Palm lined streets of Mui Ne.
The following day we decided to rent a moped and go and explore the surrounding countryside, and find the huge sand dunes that Mui Ne is famous for. I'd spent half of my daily budget on a big slice of chocolate cake for breakfast, so Alex and I shared a bike, with him driving there and me driving back. We got lost a few times that baking hot afternoon, but eventually we saw a big splash of white sand in the landscape and steered the bike in that direction.

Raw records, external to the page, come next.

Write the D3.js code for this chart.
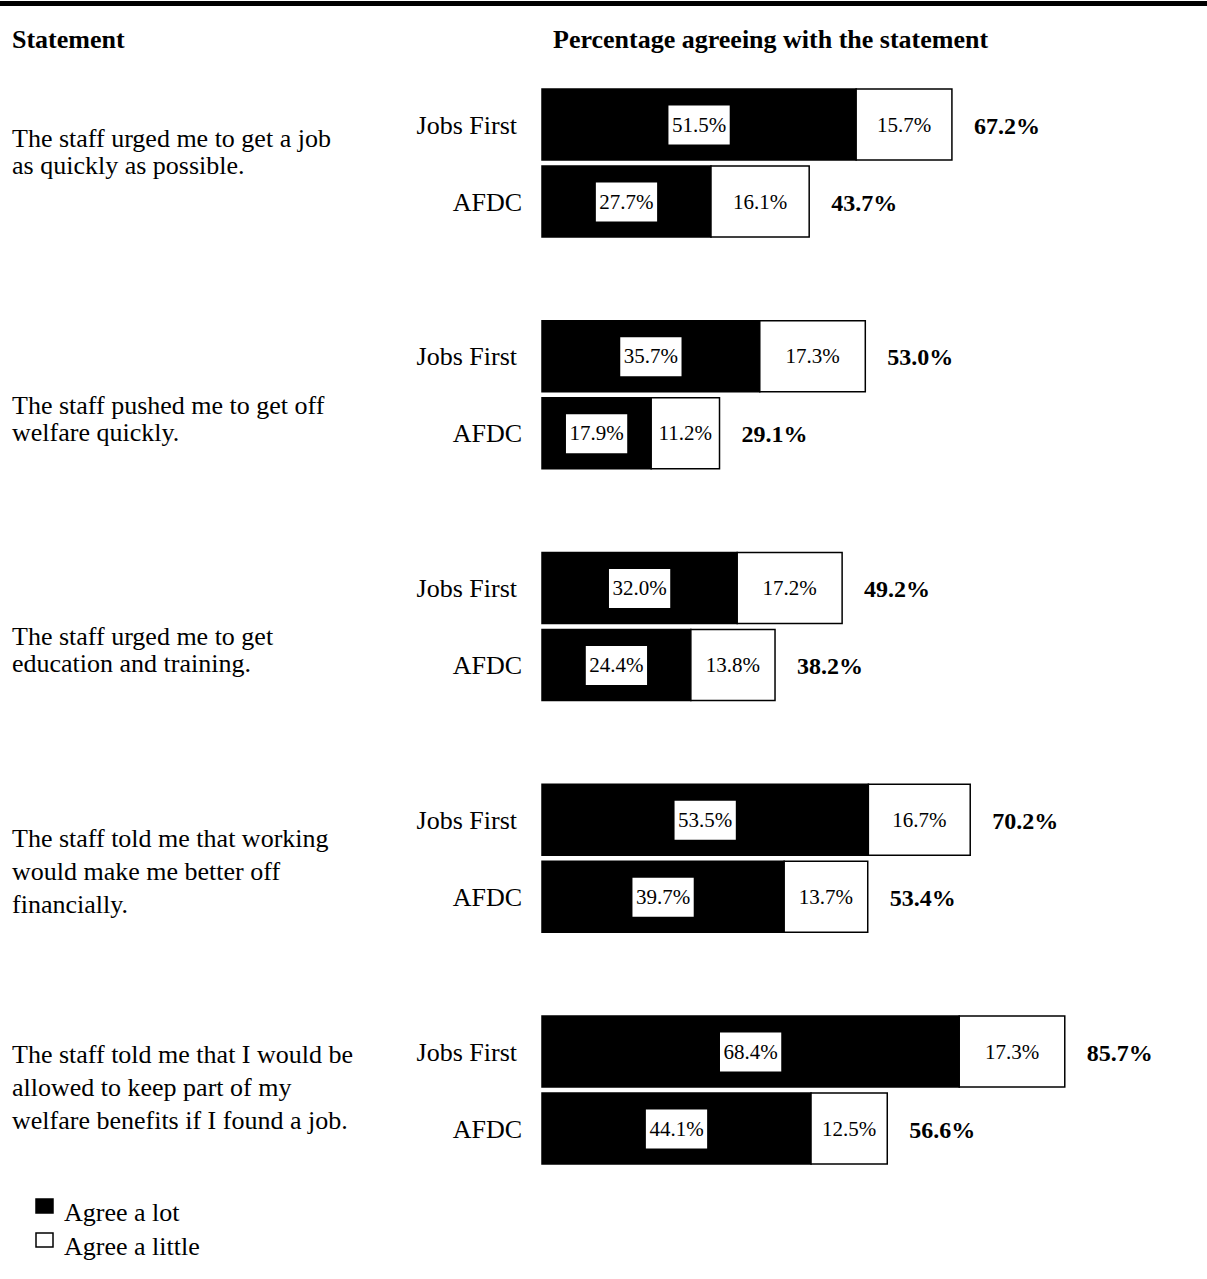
<!DOCTYPE html>
<html>
<head>
<meta charset="utf-8">
<script src="https://cdn.jsdelivr.net/npm/d3@7"></script>
<style>
  html, body { margin: 0; padding: 0; background: #fff; }
  svg { display: block; }
  text { font-family: "Liberation Serif", "Times New Roman", Times, serif; fill: #000; }
</style>
</head>
<body>
<div id="chart"></div>
<script>
// ---------- data ----------
const statements = [
  ["The staff urged me to get a job", "as quickly as possible."],
  ["The staff pushed me to get off", "welfare quickly."],
  ["The staff urged me to get", "education and training."],
  ["The staff told me that working", "would make me better off", "financially."],
  ["The staff told me that I would be", "allowed to keep part of my", "welfare benefits if I found a job."]
];
const programs = ["Jobs First", "AFDC"];
const jobsFirstLot    = [51.5, 35.7, 32.0, 53.5, 68.4];
const jobsFirstLittle = [15.7, 17.3, 17.2, 16.7, 17.3];
const jobsFirstTotal  = [67.2, 53.0, 49.2, 70.2, 85.7];
const afdcLot    = [27.7, 17.9, 24.4, 39.7, 44.1];
const afdcLittle = [16.1, 11.2, 13.8, 13.7, 12.5];
const afdcTotal  = [43.7, 29.1, 38.2, 53.4, 56.6];
const legendLabels = ["Agree a lot", "Agree a little"];
const headerLeft = "Statement";
const headerRight = "Percentage agreeing with the statement";

// ---------- layout ----------
const W = 1207, H = 1279;
const textOffset = [58, 93, 92, 63, 47];   // baseline of first statement line from group top
const lineStep   = [27, 27, 27, 33, 33];
const barH = 71, barGap = 6;

const svg = d3.select("#chart").append("svg").attr("width", W).attr("height", H);

const x = d3.scaleLinear().domain([0, 100]).range([542, 1152]);
const groupY = d3.scaleBand().domain(d3.range(statements.length)).range([89, 89 + 5 * 231.75]).paddingInner(0).paddingOuter(0);
const rowY = d3.scaleOrdinal().domain(programs).range([0, barH + barGap]);

// top rule
svg.append("rect").attr("x", 0).attr("y", 1).attr("width", W).attr("height", 5).attr("fill", "#000");

// headers
svg.append("text").attr("x", 12).attr("y", 48).attr("font-size", 26).attr("font-weight", "bold").text(headerLeft);
svg.append("text").attr("x", 553).attr("y", 48).attr("font-size", 26).attr("font-weight", "bold").text(headerRight);

const rows = [];
statements.forEach((s, i) => {
  rows.push({ g: i, prog: programs[0], lot: jobsFirstLot[i], little: jobsFirstLittle[i], total: jobsFirstTotal[i] });
  rows.push({ g: i, prog: programs[1], lot: afdcLot[i], little: afdcLittle[i], total: afdcTotal[i] });
});

// statement texts
statements.forEach((lines, i) => {
  const t = svg.append("text").attr("font-size", 26);
  lines.forEach((ln, j) => {
    t.append("tspan").attr("x", 12).attr("y", groupY(i) + textOffset[i] + j * lineStep[i]).text(ln);
  });
});

const fmt = v => v.toFixed(1) + "%";

rows.forEach(r => {
  const y0 = groupY(r.g) + rowY(r.prog);
  const cy = y0 + barH / 2;
  const g = svg.append("g");
  // program label
  g.append("text")
    .attr("x", r.prog === programs[0] ? 517 : 522)
    .attr("y", cy + 9)
    .attr("text-anchor", "end")
    .attr("font-size", 26)
    .text(r.prog);
  // black segment
  g.append("rect")
    .attr("x", x(0)).attr("y", y0)
    .attr("width", x(r.lot) - x(0)).attr("height", barH)
    .attr("fill", "#000").attr("stroke", "#000").attr("stroke-width", 1.5);
  // white segment
  g.append("rect")
    .attr("x", x(r.lot)).attr("y", y0)
    .attr("width", x(r.lot + r.little) - x(r.lot)).attr("height", barH)
    .attr("fill", "#fff").attr("stroke", "#000").attr("stroke-width", 1.5);
  // label in black segment with white box
  const cxB = (x(0) + x(r.lot)) / 2;
  const lbl = g.append("text")
    .attr("x", cxB).attr("y", cy + 7)
    .attr("text-anchor", "middle").attr("font-size", 21)
    .text(fmt(r.lot));
  const bw = lbl.node().getComputedTextLength() + 7;
  g.insert("rect", function() { return lbl.node(); })
    .attr("x", cxB - bw / 2).attr("y", cy - 19)
    .attr("width", bw).attr("height", 39)
    .attr("fill", "#fff");
  // label in white segment
  g.append("text")
    .attr("x", (x(r.lot) + x(r.lot + r.little)) / 2).attr("y", cy + 7)
    .attr("text-anchor", "middle").attr("font-size", 21)
    .text(fmt(r.little));
  // total
  g.append("text")
    .attr("x", x(r.lot + r.little) + 22).attr("y", cy + 9)
    .attr("font-size", 24).attr("font-weight", "bold")
    .text(fmt(r.total));
});

// legend
const leg = svg.append("g");
legendLabels.forEach((lab, i) => {
  const ly = 1199 + i * 34;
  leg.append("rect").attr("x", 36).attr("y", ly).attr("width", 17).attr("height", 14)
    .attr("fill", i === 0 ? "#000" : "#fff").attr("stroke", "#000").attr("stroke-width", 1.5);
  leg.append("text").attr("x", 64).attr("y", ly + 22).attr("font-size", 26).text(lab);
});
</script>
</body>
</html>
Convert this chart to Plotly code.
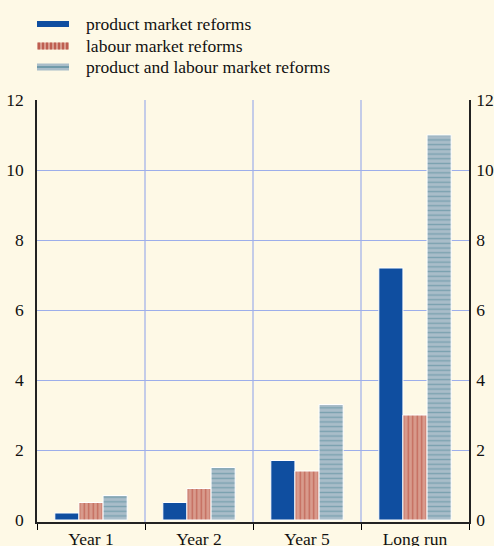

The harbour by the real town, away from the tourist resort.
Looking across the lake towards the dunes.
We had to ride around a lake to reach the dunes, and this road was no longer paved but a sandy track and the bike struggled to grip as we bounced over potholes and slid on sand. We parked the bike and walked up the dunes. It felt like a little slice of the Sahara. The sun beat down and the sweat trickled down; the wind whipped up grains of sand and it stung our skin as we slowly made our way across the dunes. We had half an hour of this small desert landscape to ourselves, and as we were leaving dozens of tourists appeared riding quad bikes and destroying the peace - it was time to leave.

The dunes.
My footsteps in the sand.

A small Sahara.
The spine of a dune.
Hi ladies.
A lonely figure.

On the ride home there wasn't much traffic, but we did have a slight scare at one point, where the bike's brakes were put to the test. A local youth wandered out into the road in front of me at the last minute, and usually I'd just skirt around him, but there was an oncoming 4x4 and so I had no option but to slam on the brakes. The car did the same, and all three of us stopped within a few feet of each other. The Vietnamese guy staggered in front of me, eyes glazed over and frothing at the mouth, he was clearly high on something, but it was a face I didn't recognise. I speculated he'd been sniffing glue or something, but he didn't look healthy. As soon as a gap of a few feet opened, I twisted on the accelerator and we sped off down the road away from him, my eyes squinting as the sun dropped down low in front. Back in Mui Ne we jumped in the sea, sand had worked its way into every crevice and pore of my body, and so a sunset swim was a perfect way to end the day and wash the dunes from my skin. We had a quiet evening, having already decided there was not too much fun to be had in this resort town, and got ready to leave the following day for Ho Chi Minh City (Saigon).